Required task
Starting at the first line of the listing below, retype each line up to and including the one that contains "0.033, 0.004, 0.0, 0.0]". Leave pictures out.
++++
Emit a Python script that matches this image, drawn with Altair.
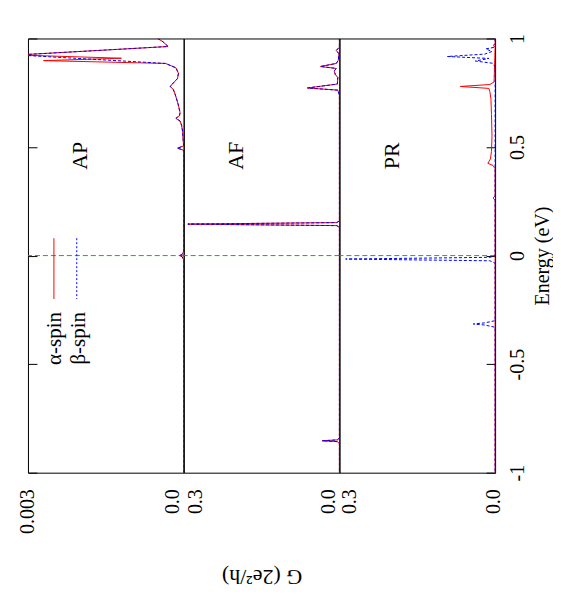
import altair as alt
import pandas as pd

FONT = "Liberation Serif"
RED = "#ff0000"
BLUE = "#0000ff"
GREEN = "#00c000"

# ---------------- data (Energy in eV, G in 2e^2/h) ----------------
# AP panel (G max 0.003)
AP_A_E = [1.00, 0.985, 0.963, 0.924, 0.909, 0.898, 0.885, 0.865, 0.84, 0.815, 0.795, 0.779, 0.765,
          0.74, 0.70, 0.66, 0.645, 0.632, 0.62, 0.60, 0.57, 0.53, 0.505, 0.495, 0.485, 0.40,
          0.02, 0.005, 0.0, -0.005, -0.02, -1.0]
AP_A_G = [0.00050, 0.00040, 0.00030, 0.0032, 0.0012, 0.0027, 0.00035, 0.00015, 0.00010, 0.00012,
          0.00020, 0.00026, 0.00020, 0.00016, 0.00011, 0.00007, 0.00008, 0.00015, 0.00007, 0.00004,
          0.00002, 0.00001, 0.0, 0.00012, 0.0, 0.0, 0.0, 0.00003, 0.00008, 0.00003, 0.0, 0.0]
AP_B_E = [1.00, 0.985, 0.963, 0.924, 0.885, 0.865, 0.84, 0.815, 0.795, 0.779, 0.765,
          0.74, 0.70, 0.66, 0.645, 0.632, 0.62, 0.60, 0.57, 0.53, 0.505, 0.495, 0.485, 0.40,
          0.02, 0.005, 0.0, -0.005, -0.02, -1.0]
AP_B_G = [0.00050, 0.00040, 0.00030, 0.0032, 0.00035, 0.00015, 0.00010, 0.00012,
          0.00020, 0.00026, 0.00020, 0.00016, 0.00011, 0.00007, 0.00008, 0.00015, 0.00007, 0.00004,
          0.00002, 0.00001, 0.0, 0.00012, 0.0, 0.0, 0.0, 0.00003, 0.00008, 0.00003, 0.0, 0.0]

# AF panel (G max 0.3), both spins identical
AF_E = [1.00, 0.96, 0.945, 0.93, 0.90, 0.885, 0.871, 0.862, 0.85, 0.835, 0.82, 0.79, 0.772,
        0.762, 0.74, 0.16, 0.152, 0.145, 0.138, 0.13, -0.84, -0.849, -0.853, -0.857, -0.866, -1.0]
AF_G = [0.0, 0.0, 0.006, 0.001, 0.002, 0.006, 0.0365, 0.006, 0.010, 0.008, 0.003, 0.004, 0.0615,
        0.003, 0.0, 0.0, 0.005, 0.292, 0.005, 0.0, 0.0, 0.004, 0.033, 0.004, 0.0, 0.0]

# PR panel (G max 0.3)
PR_A_E = [1.00, 0.975, 0.968, 0.96, 0.80, 0.788, 0.779, 0.770, 0.755, 0.72, 0.65, 0.55, 0.48,
          0.445, 0.425, 0.415, 0.40, 0.275, 0.265, 0.255, -1.0]
PR_A_G = [0.0, 0.0, 0.004, 0.0, 0.002, 0.010, 0.067, 0.012, 0.010, 0.008, 0.007, 0.006, 0.007,
          0.009, 0.014, 0.004, 0.0, 0.0, 0.004, 0.0, 0.0]
PR_B_E = [1.00, 0.96, 0.952, 0.94, 0.928, 0.917, 0.908, 0.896, 0.886, 0.87, 0.0, -0.008, -0.016,
          -0.024, -0.035, -0.30, -0.31, -0.315, -0.32, -0.33, -1.0]
PR_B_G = [0.0, 0.0, 0.018, 0.006, 0.02, 0.092, 0.012, 0.038, 0.005, 0.0, 0.0, 0.01, 0.288,
          0.01, 0.0, 0.0, 0.02, 0.042, 0.02, 0.0, 0.0]

PANELS = ["AP", "AF", "PR"]
G_MAX = [0.003, 0.3, 0.3]
PANEL_LABEL_G = [0.00187, 0.185, 0.185]
PANEL_LABEL_E = [0.46, 0.46, 0.46]

LEGEND_LABELS = ["α-spin", "β-spin"]
LEGEND_SPIN = ["alpha", "beta"]
LEGEND_LINE_G = [0.0025, 0.00206]
LEGEND_TEXT_G = [0.00236, 0.00190]
LEGEND_E_TOP = 0.08
LEGEND_E_BOT = -0.20
LEGEND_TEXT_E = -0.26

ENERGY_TICKS = [-1, -0.5, 0, 0.5, 1]
FERMI_E = [0.0]

series = [
    ("AP", "alpha", AP_A_E, AP_A_G), ("AP", "beta", AP_B_E, AP_B_G),
    ("AF", "alpha", AF_E, AF_G), ("AF", "beta", AF_E, AF_G),
    ("PR", "alpha", PR_A_E, PR_A_G), ("PR", "beta", PR_B_E, PR_B_G),
]
rows = []
for p, s, es, gs in series:
    for i, (e, g) in enumerate(zip(es, gs)):
        rows.append({"panel": p, "spin": s, "E": e, "G": g, "i": i})
df = pd.DataFrame(rows)
zero_df = pd.DataFrame({"E": FERMI_E})
leg_df = pd.DataFrame({"label": LEGEND_LABELS, "spin": LEGEND_SPIN, "Gl": LEGEND_LINE_G,
                       "Gt": LEGEND_TEXT_G, "E1": [LEGEND_E_TOP] * 2, "E2": [LEGEND_E_BOT] * 2,
                       "Et": [LEGEND_TEXT_E] * 2})

W, H = 156, 435
TICK_FS = 20
ys = alt.Scale(domain=[-1, 1], nice=False, zero=False)


def x_axis(k):
    gmax = G_MAX[k]
    if k == 0:
        expr = "datum.value == 0 ? '0.0' : format(datum.value, '.3f')"
        off = {"condition": {"test": "datum.value == 0", "value": -11}, "value": 0}
    elif k == 1:
        expr = "format(datum.value, '.1f')"
        off = {"condition": {"test": "datum.value == 0", "value": -11}, "value": 12}
    else:
        expr = "format(datum.value, '.1f')"
        off = {"condition": {"test": "datum.value == 0", "value": -2}, "value": 10}
    kw = dict(values=[gmax, 0], labelExpr=expr, labelAngle=270, labelAlign="right",
              labelBaseline="middle", labelOffset=off, ticks=False, domain=False, grid=False,
              labelPadding=16, labelFont=FONT, labelFontSize=TICK_FS, labelColor="black",
              labelFlush=False, labelOverlap=False)
    if k == 1:
        kw.update(title="G (2e²/h)", titleAngle=180, titleBaseline="bottom", titlePadding=51,
                  titleFont=FONT, titleFontSize=22, titleFontWeight="normal", titleColor="black")
    else:
        kw.update(title=None)
    return alt.Axis(**kw)


def y_axis(k):
    if k == 0:
        return alt.Axis(orient="left", values=ENERGY_TICKS, offset=-9, tickSize=9, tickColor="black",
                        labels=False, domain=False, grid=False, title=None)
    if k == 2:
        return alt.Axis(orient="right", values=ENERGY_TICKS, labelExpr="'' + datum.value",
                        offset=-9, tickSize=9, tickColor="black", domain=False, grid=False,
                        labelAngle=270, labelAlign="center", labelBaseline="top", labelPadding=12,
                        labelFont=FONT, labelFontSize=TICK_FS, labelColor="black", labelFlush=False,
                        labelOverlap=False, title="Energy (eV)", titleAngle=270,
                        titleBaseline="top", titlePadding=5, titleFont=FONT, titleFontSize=20,
                        titleFontWeight="normal", titleColor="black")
    return None


def panel(k):
    name = PANELS[k]
    xs = alt.Scale(domain=[0, G_MAX[k]], reverse=True, nice=False, zero=False)
    X = lambda f: alt.X(f, scale=xs, axis=x_axis(k))
    Y = lambda f: alt.Y(f, scale=ys, axis=y_axis(k))
    sub = df[df.panel == name]
    zero = alt.Chart(zero_df).mark_rule(color=GREEN, strokeDash=[5, 3], strokeWidth=1).encode(
        y=Y("E:Q"))
    red = alt.Chart(sub[sub.spin == "alpha"]).mark_line(color=RED, strokeWidth=1, clip=True).encode(
        x=X("G:Q"), y=Y("E:Q"), order="i:Q")
    blue = alt.Chart(sub[sub.spin == "beta"]).mark_line(color=BLUE, strokeWidth=1, strokeDash=[3, 2],
                                                        clip=True).encode(
        x=X("G:Q"), y=Y("E:Q"), order="i:Q")
    lab = alt.Chart(pd.DataFrame({"t": [name], "G": [PANEL_LABEL_G[k]], "E": [PANEL_LABEL_E[k]]})).mark_text(
        angle=270, align="center", baseline="alphabetic", font=FONT, fontSize=22, color="black").encode(
        x=X("G:Q"), y=Y("E:Q"), text="t:N")
    layers = [zero, red, blue, lab]
    if k == 0:
        la = alt.Chart(leg_df[leg_df.spin == "alpha"]).mark_rule(color=RED, strokeWidth=1).encode(
            x=X("Gl:Q"), y=Y("E1:Q"), y2="E2:Q")
        lb = alt.Chart(leg_df[leg_df.spin == "beta"]).mark_rule(color=BLUE, strokeWidth=1,
                                                                 strokeDash=[2, 2]).encode(
            x=X("Gl:Q"), y=Y("E1:Q"), y2="E2:Q")
        lt = alt.Chart(leg_df).mark_text(angle=270, align="right", baseline="alphabetic", font=FONT,
                                         fontSize=21, color="black").encode(
            x=X("Gt:Q"), y=Y("Et:Q"), text="label:N")
        layers += [la, lb, lt]
    return alt.layer(*layers).properties(width=W, height=H)


chart = alt.hconcat(panel(0), panel(1), panel(2), spacing=0, bounds="flush").resolve_scale(
    x="independent").properties(
    padding={"left": 9, "top": 24, "right": 0, "bottom": 0}, background="white"
).configure(font=FONT).configure_view(stroke="black", strokeWidth=1)

chart.save("out.html", embed_options={"renderer": "svg", "actions": False})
++++
Task answer
Emit a Python script that matches this image, drawn with Altair.
import altair as alt
import pandas as pd

FONT = "Liberation Serif"
RED = "#ff0000"
BLUE = "#0000ff"
GREEN = "#00c000"

# ---------------- data (Energy in eV, G in 2e^2/h) ----------------
# AP panel (G max 0.003)
AP_A_E = [1.00, 0.985, 0.963, 0.924, 0.909, 0.898, 0.885, 0.865, 0.84, 0.815, 0.795, 0.779, 0.765,
          0.74, 0.70, 0.66, 0.645, 0.632, 0.62, 0.60, 0.57, 0.53, 0.505, 0.495, 0.485, 0.40,
          0.02, 0.005, 0.0, -0.005, -0.02, -1.0]
AP_A_G = [0.00050, 0.00040, 0.00030, 0.0032, 0.0012, 0.0027, 0.00035, 0.00015, 0.00010, 0.00012,
          0.00020, 0.00026, 0.00020, 0.00016, 0.00011, 0.00007, 0.00008, 0.00015, 0.00007, 0.00004,
          0.00002, 0.00001, 0.0, 0.00012, 0.0, 0.0, 0.0, 0.00003, 0.00008, 0.00003, 0.0, 0.0]
AP_B_E = [1.00, 0.985, 0.963, 0.924, 0.885, 0.865, 0.84, 0.815, 0.795, 0.779, 0.765,
          0.74, 0.70, 0.66, 0.645, 0.632, 0.62, 0.60, 0.57, 0.53, 0.505, 0.495, 0.485, 0.40,
          0.02, 0.005, 0.0, -0.005, -0.02, -1.0]
AP_B_G = [0.00050, 0.00040, 0.00030, 0.0032, 0.00035, 0.00015, 0.00010, 0.00012,
          0.00020, 0.00026, 0.00020, 0.00016, 0.00011, 0.00007, 0.00008, 0.00015, 0.00007, 0.00004,
          0.00002, 0.00001, 0.0, 0.00012, 0.0, 0.0, 0.0, 0.00003, 0.00008, 0.00003, 0.0, 0.0]

# AF panel (G max 0.3), both spins identical
AF_E = [1.00, 0.96, 0.945, 0.93, 0.90, 0.885, 0.871, 0.862, 0.85, 0.835, 0.82, 0.79, 0.772,
        0.762, 0.74, 0.16, 0.152, 0.145, 0.138, 0.13, -0.84, -0.849, -0.853, -0.857, -0.866, -1.0]
AF_G = [0.0, 0.0, 0.006, 0.001, 0.002, 0.006, 0.0365, 0.006, 0.010, 0.008, 0.003, 0.004, 0.0615,
        0.003, 0.0, 0.0, 0.005, 0.292, 0.005, 0.0, 0.0, 0.004, 0.033, 0.004, 0.0, 0.0]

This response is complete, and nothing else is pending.